WHAT IS BEING ASKED: Reproduce the listing word for word, leaving every picture behind.

** start of COLLECTED MATERIAL **

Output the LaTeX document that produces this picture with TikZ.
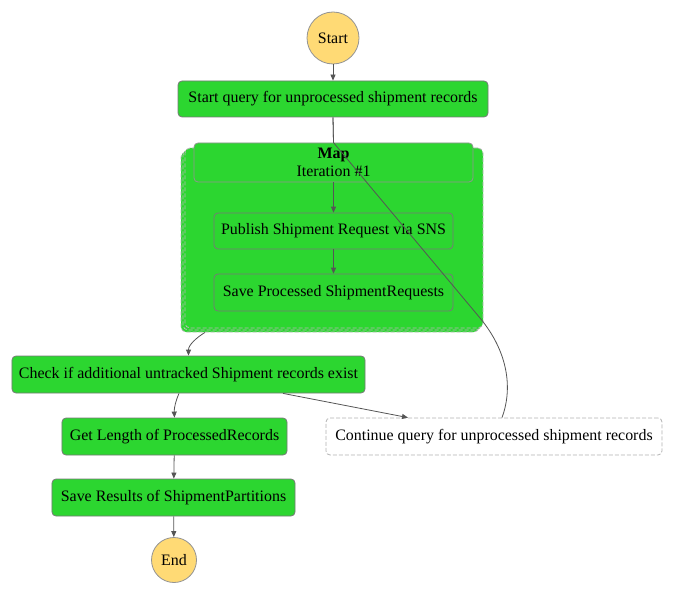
\documentclass[tikz,border=0pt]{standalone}
\usepackage{fontspec}
\setmainfont{Liberation Serif}
\usetikzlibrary{arrows.meta}
\definecolor{stategreen}{RGB}{44,214,48}
\definecolor{termyellow}{RGB}{255,218,117}
\definecolor{edgegray}{RGB}{85,85,85}
\definecolor{boxgray}{RGB}{120,120,120}
\begin{document}
\begin{tikzpicture}[x=1bp,y=-1bp,
  font=\fontsize{16}{19}\selectfont,
  term/.style={circle,draw=boxgray!80,fill=termyellow,line width=0.8bp,inner sep=0pt,minimum size=#1},
  state/.style={rectangle,rounded corners=4bp,draw=boxgray,fill=stategreen,line width=0.8bp,inner sep=0pt},
  mapback/.style={rectangle,rounded corners=5bp,draw=gray!55,dashed,dash pattern=on 4bp off 2bp,fill=stategreen,line width=0.8bp,minimum width=298bp,minimum height=180bp},
  edge/.style={draw=edgegray,line width=0.8bp},
  arr/.style={edge,-{Triangle[length=6bp,width=5bp]}}]
\useasboundingbox (0,0) rectangle (674,594);
% start and the first query
\node[term=52bp] (start) at (333,38) {Start};
\node[state,minimum width=310bp,minimum height=36bp] (query) at (333,99) {Start query for unprocessed shipment records};
% map state, drawn as a stack
\node[mapback] (mapC) at (330,242) {};
\node[mapback] (mapB) at (332,240) {};
\node[mapback] (mapA) at (334,238) {};
\node[state,draw=boxgray!80,minimum width=279bp,minimum height=39bp,align=center] (maphead) at (333.5,162.5)
  {\textbf{Map}\\[-1bp]Iteration \#1};
\node[state,minimum width=239bp,minimum height=36bp] (publish) at (333.5,231) {Publish Shipment Request via SNS};
\node[state,minimum width=239bp,minimum height=37bp] (saveproc) at (333.5,292.5) {Save Processed ShipmentRequests};
% after the map
\node[state,minimum width=353bp,minimum height=37bp] (check) at (188.5,374.5) {Check if additional untracked Shipment records exist};
\node[state,minimum width=225bp,minimum height=37bp] (getlen) at (174.5,436.5) {Get Length of ProcessedRecords};
\node[state,fill=white,draw=gray!60,dashed,dash pattern=on 4bp off 2bp,minimum width=336bp,minimum height=37bp] (cont) at (494,436.5) {Continue query for unprocessed shipment records};
\node[state,minimum width=243bp,minimum height=37bp] (saveres) at (173.5,497.5) {Save Results of ShipmentPartitions};
\node[term=45bp] (end) at (174,560) {End};
% connectors
\draw[arr] (start) -- (query);
\draw[edge] (query.south) -- (maphead.north);
\draw[arr] (maphead) -- (publish);
\draw[arr] (publish) -- (saveproc);
\draw[arr] ([xshift=-125bp]mapC.south) .. controls (196,338) and (188.5,345) .. (check.north);
\draw[arr] ([xshift=-9.5bp]check.south) .. controls (176,400) and (174,408) .. (getlen.north);
\draw[arr] ([xshift=94.5bp]check.south) -- ([xshift=-86bp]cont.north);
\draw[arr] (getlen) -- (saveres);
\draw[arr] (saveres) -- (end);
\coordinate (bend) at (480,318);
\draw[edge] ([xshift=8bp]cont.north) .. controls (514,385) and (505.6,348.8) .. (bend) -- (maphead.north) -- (query.south);
\end{tikzpicture}
\end{document}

** end of COLLECTED MATERIAL **

ANSWER TO THIS EXERCISE:
Output the LaTeX document that produces this picture with TikZ.
\documentclass[tikz,border=0pt]{standalone}
\usepackage{fontspec}
\setmainfont{Liberation Serif}
\usetikzlibrary{arrows.meta}
\definecolor{stategreen}{RGB}{44,214,48}
\definecolor{termyellow}{RGB}{255,218,117}
\definecolor{edgegray}{RGB}{85,85,85}
\definecolor{boxgray}{RGB}{120,120,120}
\begin{document}
\begin{tikzpicture}[x=1bp,y=-1bp,
  font=\fontsize{16}{19}\selectfont,
  term/.style={circle,draw=boxgray!80,fill=termyellow,line width=0.8bp,inner sep=0pt,minimum size=#1},
  state/.style={rectangle,rounded corners=4bp,draw=boxgray,fill=stategreen,line width=0.8bp,inner sep=0pt},
  mapback/.style={rectangle,rounded corners=5bp,draw=gray!55,dashed,dash pattern=on 4bp off 2bp,fill=stategreen,line width=0.8bp,minimum width=298bp,minimum height=180bp},
  edge/.style={draw=edgegray,line width=0.8bp},
  arr/.style={edge,-{Triangle[length=6bp,width=5bp]}}]
\useasboundingbox (0,0) rectangle (674,594);
% start and the first query
\node[term=52bp] (start) at (333,38) {Start};
\node[state,minimum width=310bp,minimum height=36bp] (query) at (333,99) {Start query for unprocessed shipment records};
% map state, drawn as a stack
\node[mapback] (mapC) at (330,242) {};
\node[mapback] (mapB) at (332,240) {};
\node[mapback] (mapA) at (334,238) {};
\node[state,draw=boxgray!80,minimum width=279bp,minimum height=39bp,align=center] (maphead) at (333.5,162.5)
  {\textbf{Map}\\[-1bp]Iteration \#1};
\node[state,minimum width=239bp,minimum height=36bp] (publish) at (333.5,231) {Publish Shipment Request via SNS};
\node[state,minimum width=239bp,minimum height=37bp] (saveproc) at (333.5,292.5) {Save Processed ShipmentRequests};
% after the map
\node[state,minimum width=353bp,minimum height=37bp] (check) at (188.5,374.5) {Check if additional untracked Shipment records exist};
\node[state,minimum width=225bp,minimum height=37bp] (getlen) at (174.5,436.5) {Get Length of ProcessedRecords};
\node[state,fill=white,draw=gray!60,dashed,dash pattern=on 4bp off 2bp,minimum width=336bp,minimum height=37bp] (cont) at (494,436.5) {Continue query for unprocessed shipment records};
\node[state,minimum width=243bp,minimum height=37bp] (saveres) at (173.5,497.5) {Save Results of ShipmentPartitions};
\node[term=45bp] (end) at (174,560) {End};
% connectors
\draw[arr] (start) -- (query);
\draw[edge] (query.south) -- (maphead.north);
\draw[arr] (maphead) -- (publish);
\draw[arr] (publish) -- (saveproc);
\draw[arr] ([xshift=-125bp]mapC.south) .. controls (196,338) and (188.5,345) .. (check.north);
\draw[arr] ([xshift=-9.5bp]check.south) .. controls (176,400) and (174,408) .. (getlen.north);
\draw[arr] ([xshift=94.5bp]check.south) -- ([xshift=-86bp]cont.north);
\draw[arr] (getlen) -- (saveres);
\draw[arr] (saveres) -- (end);
\coordinate (bend) at (480,318);
\draw[edge] ([xshift=8bp]cont.north) .. controls (514,385) and (505.6,348.8) .. (bend) -- (maphead.north) -- (query.south);
\end{tikzpicture}
\end{document}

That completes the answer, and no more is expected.